Misión secreta jam

Atardecer. La impresora funcionando a toda pastilla. Dentro de hora y media estaré en un escenario. Misión: despertar los apetitos sexuales de mujeres con gafas de pasta. Mis armas: media docena de folios repletos de palabras precisas. Florituras del lenguaje como cola de pavo real. Lugar: un bar de mala muerte, un pub oscuro, un café sórdido donde la gente te observa como si fueras la próxima víctima de un loco con motosierra. Evento: Jam de poesía o micrófono abierto para rapsodas. ¿De qué estamos hablando? De un lugar donde vomitar versos como si no hubiese mañana, uno de esos espacios para liricistas que en los últimos años han brotado en enjambre por las ciudades de España.

20:33. La impresora termina. Hora de vestirse. Si Batman se disfraza de murciélago, Superman con pijama de día del orgullo gay, los poetas llevamos el Poetitraje. El Poetitraje varía según el poeta: bufanda deshilachada para estudiantes de filología, jersey de punto para los que abandonó la novia, camisa con churretones para los que defecan sobre el capitalismo.

Mi identidad secreta: abandonado por novia cruel. Igual que Pablo Neruda y sus veinte poemas de amor. La vieja táctica de pobrecito, ven que te abrace, si necesitas hablar y… zacazás, noche de tentáculos. ¿Funciona? No siempre. Pero sí lo suficiente para compensar las dos horas de lavado a mano del jodido jersey de punto.

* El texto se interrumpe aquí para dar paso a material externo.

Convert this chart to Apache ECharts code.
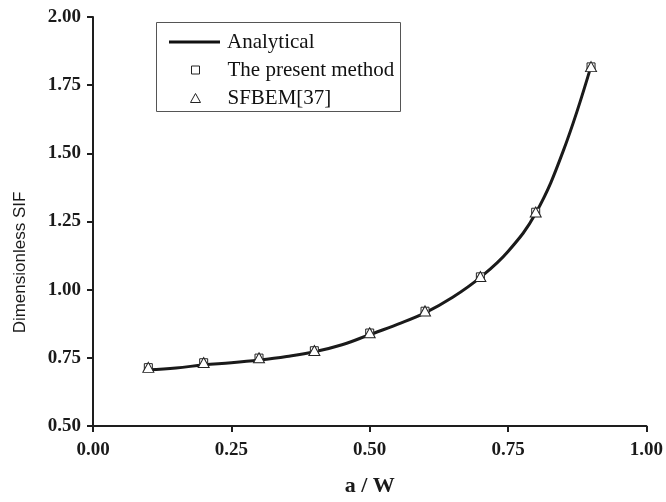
<!DOCTYPE html>
<html>
<head>
<meta charset="utf-8">
<script src="https://cdn.jsdelivr.net/npm/echarts@6/dist/echarts.min.js"></script>
<style>html,body{margin:0;padding:0;background:#fff}#c{width:666px;height:502px}</style>
</head>
<body>
<div id="c"></div>
<script>
const xTicks = [0, 0.25, 0.5, 0.75, 1.0];
const yTicks = [0.5, 0.75, 1.0, 1.25, 1.5, 1.75, 2.0];
const analyticalX = [0.10, 0.15, 0.20, 0.25, 0.30, 0.35, 0.40, 0.45, 0.50, 0.55, 0.60, 0.65, 0.70, 0.75, 0.80, 0.85, 0.90];
const analyticalY = [0.706, 0.713, 0.724, 0.732, 0.742, 0.755, 0.772, 0.798, 0.835, 0.873, 0.915, 0.972, 1.045, 1.14, 1.28, 1.51, 1.82];
const pointX = [0.1, 0.2, 0.3, 0.4, 0.5, 0.6, 0.7, 0.8, 0.9];
const presentY = [0.714, 0.732, 0.749, 0.776, 0.841, 0.921, 1.047, 1.284, 1.817];
const sfbemY = [0.715, 0.733, 0.750, 0.777, 0.842, 0.922, 1.048, 1.285, 1.818];
const names = ['Analytical', 'The present method', 'SFBEM[37]'];

const chart = echarts.init(document.getElementById('c'), null, {renderer: 'canvas'});
const axisColor = '#1e1e1e';
const serif = '"Liberation Serif", "Times New Roman", serif';
const legendText = {fontFamily: serif, fontSize: 21, color: '#111', lineHeight: 24};
chart.setOption({
  animation: false,
  backgroundColor: '#fff',
  grid: {left: 93, right: 18, top: 17, bottom: 73, containLabel: false},
  graphic: [{
    type: 'rect', left: 156, top: 22, z: 100,
    shape: {x: 0, y: 0, width: 244, height: 89},
    style: {fill: 'rgba(0,0,0,0)', stroke: '#555', lineWidth: 1}
  }],
  legend: [
    {
      left: 169, top: 30, padding: 0, itemWidth: 51, itemHeight: 3,
      textStyle: Object.assign({}, legendText, {padding: [0, 0, 0, 2]}),
      data: [{name: names[0], icon: 'rect', itemStyle: {color: '#111', borderWidth: 0}}]
    },
    {
      left: 191, top: 58, padding: 0, itemWidth: 8, itemHeight: 8,
      textStyle: Object.assign({}, legendText, {padding: [0, 0, 0, 23]}),
      data: [{name: names[1], icon: 'rect', itemStyle: {color: '#fff', borderColor: '#222', borderWidth: 1}}]
    },
    {
      left: 190, top: 86, padding: 0, itemWidth: 10, itemHeight: 9,
      textStyle: Object.assign({}, legendText, {padding: [0, 0, 0, 22]}),
      data: [{name: names[2], icon: 'triangle', itemStyle: {color: '#fff', borderColor: '#222', borderWidth: 1}}]
    }
  ],
  xAxis: {
    type: 'value', min: 0, max: 1, interval: 0.25,
    name: 'a / W', nameLocation: 'middle', nameGap: 49,
    nameTextStyle: {fontFamily: serif, fontWeight: 'bold', fontSize: 22, color: '#1a1a1a'},
    axisLine: {show: true, onZero: false, lineStyle: {color: axisColor, width: 2}},
    axisTick: {show: true, inside: false, length: 6, lineStyle: {color: axisColor, width: 2}},
    axisLabel: {margin: 15, fontFamily: serif, fontWeight: 'bold', fontSize: 19, color: '#1a1a1a',
      formatter: v => v.toFixed(2)},
    splitLine: {show: false}
  },
  yAxis: {
    type: 'value', min: 0.5, max: 2.0, interval: 0.25,
    name: 'Dimensionless SIF', nameLocation: 'middle', nameGap: 64,
    nameTextStyle: {fontFamily: '"Liberation Sans", Arial, sans-serif', fontSize: 17, color: '#1a1a1a', padding: [0, 82, 0, 0]},
    axisLine: {show: true, onZero: false, lineStyle: {color: axisColor, width: 2}},
    axisTick: {show: true, inside: false, length: 6, lineStyle: {color: axisColor, width: 2}},
    axisLabel: {margin: 12, fontFamily: serif, fontWeight: 'bold', fontSize: 19, color: '#1a1a1a',
      formatter: v => v.toFixed(2)},
    splitLine: {show: false}
  },
  series: [
    {
      name: names[0], type: 'line', smooth: 0.4, symbol: 'none',
      lineStyle: {color: '#1a1a1a', width: 3},
      itemStyle: {color: '#1a1a1a'},
      data: analyticalX.map((x, i) => [x, analyticalY[i]]),
      z: 2
    },
    {
      name: names[1], type: 'scatter', symbol: 'rect', symbolSize: 8,
      itemStyle: {color: '#fff', borderColor: '#222', borderWidth: 1, opacity: 1},
      data: pointX.map((x, i) => [x, presentY[i]]),
      z: 3
    },
    {
      name: names[2], type: 'scatter', symbol: 'triangle', symbolSize: [11, 10],
      itemStyle: {color: '#fff', borderColor: '#222', borderWidth: 1, opacity: 1},
      data: pointX.map((x, i) => [x, sfbemY[i]]),
      z: 4
    }
  ]
});
</script>
</body>
</html>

22:05. Soy el cuarto. Antes de mí otras tres aves muestran plumaje: una oda a la bombilla del retrete, otro que dice masturbarse con la foto de la alcaldesa, un tercero que compara su antiguo amor con la carretera de Burgos.

Mi turno. El presentador de la jam se refiere a mí como ex componente de la tuna de Farmacia. Risas. Por un momento me siento Lope de Vega en una de esas tabernas de espada y grosería. Tomo aire. Cinco minutos para mostrar el género. Empiezo recitando un poema sobre mi barriga, como diciendo, mirad soy gordito y estoy orgulloso. Falso. Me cortaría el testículo izquierdo si con ello me garantizaran el abdomen de Russell Crowe. Pero uso un truco que aprendí de Quevedo: si tienes un defecto, ríete de él. Los poemas los recito con voz de loco de las cavernas (al igual que Girondo). Mucho aspaviento a lo Espronceda.

Termino. Llegan los aplausos y desciendo del escenario con la ilusión de que alguna se acerque y me diga que quiere leerme en privado.

Fracaso como Bécquer. Sólo me felicita un gordo con más pelo que yo.

0:41. La calle. Camino bajo farolas naranjas. Mañana seguiré escribiendo con locura. Desde Garcilaso a Carlos Edmundo Dory, la poesía se alimenta de este anhelo constante. Como dijo el agente secreto Góngora: Goza cuello, cabello, labio y frente.